Osmanlılar tıpkı Venedikliler gibi Magosa’yı askerî bir merkez olarak kullanmayı tercih etmişler. İngilizler de II. Dünya Savaşı’nda ve sonrasında şehri donanma üssü olarak kullanmışlar. Askerlik ruhuna işlemiş Magosa’nın: Barış Harekâtı’nda 6-7 bin kişi tarafından kahramanca savunulması sebebiyle Gazi unvanını alıyor.

Maraş

Magosa limanının hemen güneyinde, sur dışında Rum ağırlıklı nüfusun yaşadığı bir varoş olarak kurulan Maraş, Barış Harekâtı sırasında, savunmasız Türklere yıllardır yapılan zulümlerin aynısı Türk askeri tarafından kendilerine yapılacak zannıyla Rumlar tarafından boşaltılıyor ve bölge Türk askerinin kontrolüne geçiyor. Barış sonrasında her iki tarafın da üzerinde hak iddia etmesiyle çözülemeyen bir düğüm olarak kalıyor Maraş. 45 yıldır “Girilmez” levhalarıyla sivil halka kapatılan hayalet şehir, savaşın ve anlaşmazlıkların bir simgesi olarak kaderine terk edilmiş bekliyor.

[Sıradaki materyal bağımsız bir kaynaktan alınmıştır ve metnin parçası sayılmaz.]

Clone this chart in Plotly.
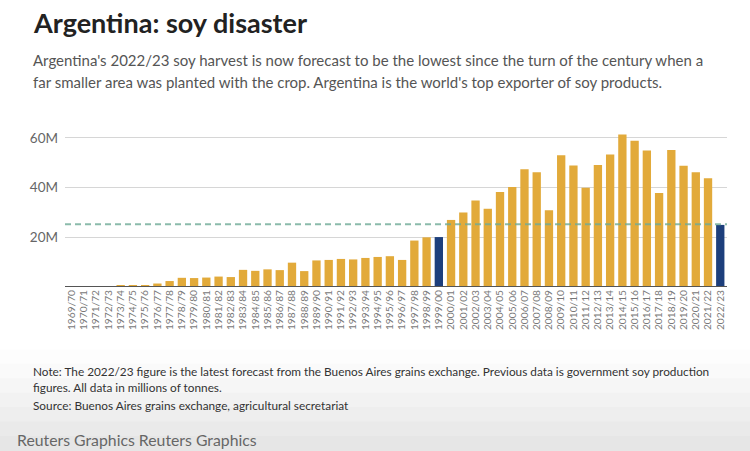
import plotly.graph_objects as go

seasons = ["1969/70","1970/71","1971/72","1972/73","1973/74","1974/75","1975/76","1976/77",
           "1977/78","1978/79","1979/80","1980/81","1981/82","1982/83","1983/84","1984/85",
           "1985/86","1986/87","1987/88","1988/89","1989/90","1990/91","1991/92","1992/93",
           "1993/94","1994/95","1995/96","1996/97","1997/98","1998/99","1999/00","2000/01",
           "2001/02","2002/03","2003/04","2004/05","2005/06","2006/07","2007/08","2008/09",
           "2009/10","2010/11","2011/12","2012/13","2013/14","2014/15","2015/16","2016/17",
           "2017/18","2018/19","2019/20","2020/21","2021/22","2022/23"]
production = [0.03, 0.06, 0.08, 0.1, 0.5, 0.5, 0.7, 1.4, 2.4, 3.7, 3.6, 3.8, 4.2, 4.0,
              6.9, 6.5, 7.1, 6.8, 9.8, 6.4, 10.7, 10.9, 11.3, 11.1, 11.7, 12.1, 12.4, 10.9,
              18.7, 20.0, 20.1, 27.0, 30.0, 34.8, 31.5, 38.2, 40.3, 47.4, 46.2, 30.9, 53.0,
              48.9, 40.0, 49.1, 53.3, 61.4, 58.9, 55.0, 37.8, 55.2, 48.8, 46.2, 43.8, 25.0]
highlight = ["1999/00", "2022/23"]
reference_level = 25.3
y_ticks = [20, 40, 60]
y_tick_labels = ["20M", "40M", "60M"]

GOLD = "#E2AA3A"
BLUE = "#1D3F7C"
colors = [BLUE if s in highlight else GOLD for s in seasons]

W, H = 750, 451
ML, MR, MT, MB = 65, 23, 133, 164
PW, PH = W - ML - MR, H - MT - MB

def px_x(x):
    return (x - ML) / PW

def px_y(y):
    return (H - MB - y) / PH

fig = go.Figure()
fig.add_trace(go.Bar(x=seasons, y=production, marker=dict(color=colors, line=dict(width=0)),
                     hoverinfo="x+y"))

FONT = "Lato"
fig.update_layout(
    width=W, height=H,
    margin=dict(l=ML, r=MR, t=MT, b=MB, autoexpand=False),
    paper_bgcolor="white", plot_bgcolor="white",
    bargap=0.32,
    showlegend=False,
    font=dict(family=FONT, color="#666"),
    xaxis=dict(type="category", range=[-0.55, 53.55], tickangle=-90,
               tickmode="array", tickvals=seasons, ticktext=seasons,
               tickfont=dict(size=10.2, color="#777", family=FONT),
               showgrid=False, ticks="", showline=False, zeroline=False, automargin=False),
    yaxis=dict(range=[0, 62], tickvals=y_ticks, ticktext=y_tick_labels,
               tickfont=dict(size=13.5, color="#666", family=FONT),
               showgrid=True, gridcolor="#d6d6d6", gridwidth=1,
               zeroline=False, showline=False, ticks="", ticklabelstandoff=6, automargin=False),
)

# bottom gradient band (screenshot background)
grays = ["#fdfdfd", "#fafafa", "#f6f6f6", "#f2f2f2", "#eeeeee", "#eaeaea", "#e6e6e6"]
y0 = 350
step = (H - y0) / len(grays)
for k, g in enumerate(grays):
    fig.add_shape(type="rect", xref="paper", yref="paper",
                  x0=px_x(0), x1=px_x(W), y0=px_y(y0 + (k + 1) * step), y1=px_y(y0 + k * step) + 0.004,
                  fillcolor=g, line=dict(width=0), layer="below")

# baseline
fig.add_shape(type="line", xref="paper", yref="y", x0=0, x1=1, y0=0, y1=0,
              line=dict(color="#555", width=2))
# dashed reference line
fig.add_shape(type="line", xref="paper", yref="y", x0=0, x1=1,
              y0=reference_level, y1=reference_level,
              line=dict(color="rgba(110,170,150,0.8)", width=2, dash="6px,4px"), layer="above")

def txtpx(x, y, s, size, color, bold=False):
    fig.add_annotation(xref="paper", yref="paper", x=px_x(x), y=px_y(y),
                       text=("<b>%s</b>" % s) if bold else s, showarrow=False,
                       xanchor="left", yanchor="middle",
                       font=dict(size=size, color=color, family=FONT), align="left")

txtpx(31, 22, "Argentina: soy disaster", 27, "#222", bold=True)
txtpx(31, 60, "Argentina's 2022/23 soy harvest is now forecast to be the lowest since the turn of the century when a", 15, "#555")
txtpx(31, 82, "far smaller area was planted with the crop. Argentina is the world's top exporter of soy products.", 15, "#555")
txtpx(31, 371, "Note: The 2022/23 figure is the latest forecast from the Buenos Aires grains exchange. Previous data is government soy production", 11.8, "#333")
txtpx(31, 387, "figures. All data in millions of tonnes.", 11.8, "#333")
txtpx(31, 405, "Source: Buenos Aires grains exchange, agricultural secretariat", 11.8, "#333")
txtpx(15, 439, "Reuters Graphics Reuters Graphics", 15.8, "#666")

fig.write_html("out.html", config={"displayModeBar": False},
               post_script="document.body.style.margin='0';document.body.style.overflow='hidden';")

Akdeniz’in sonsuz mavisiyle kuşatılmış bu güzel ada kuzey sahillerinden Torosların rahatlıkla görülebileceği kadar yakın ana karasına. Altın renkli kumsalları, pırıl pırıl deniziyle bir tabiat harikası. Bereketli topraklarında nefis narenciyelerin, narların yetiştiği Güzelyurt, Lefke, bir şahadet parmağı gibi uzanmış tevhidi söyleyen Karpaz yarımadası Kuzey’de görülmesi gereken yerler arasında. Kıbrıs için söylenecek ne çok şey var. Ne kadar tanıdık ne kadar bizden… Toprağının muhafazası nasıl bize aitse kültürü ve dini de bize emanet. Öyleyse ver elini Kıbrıs.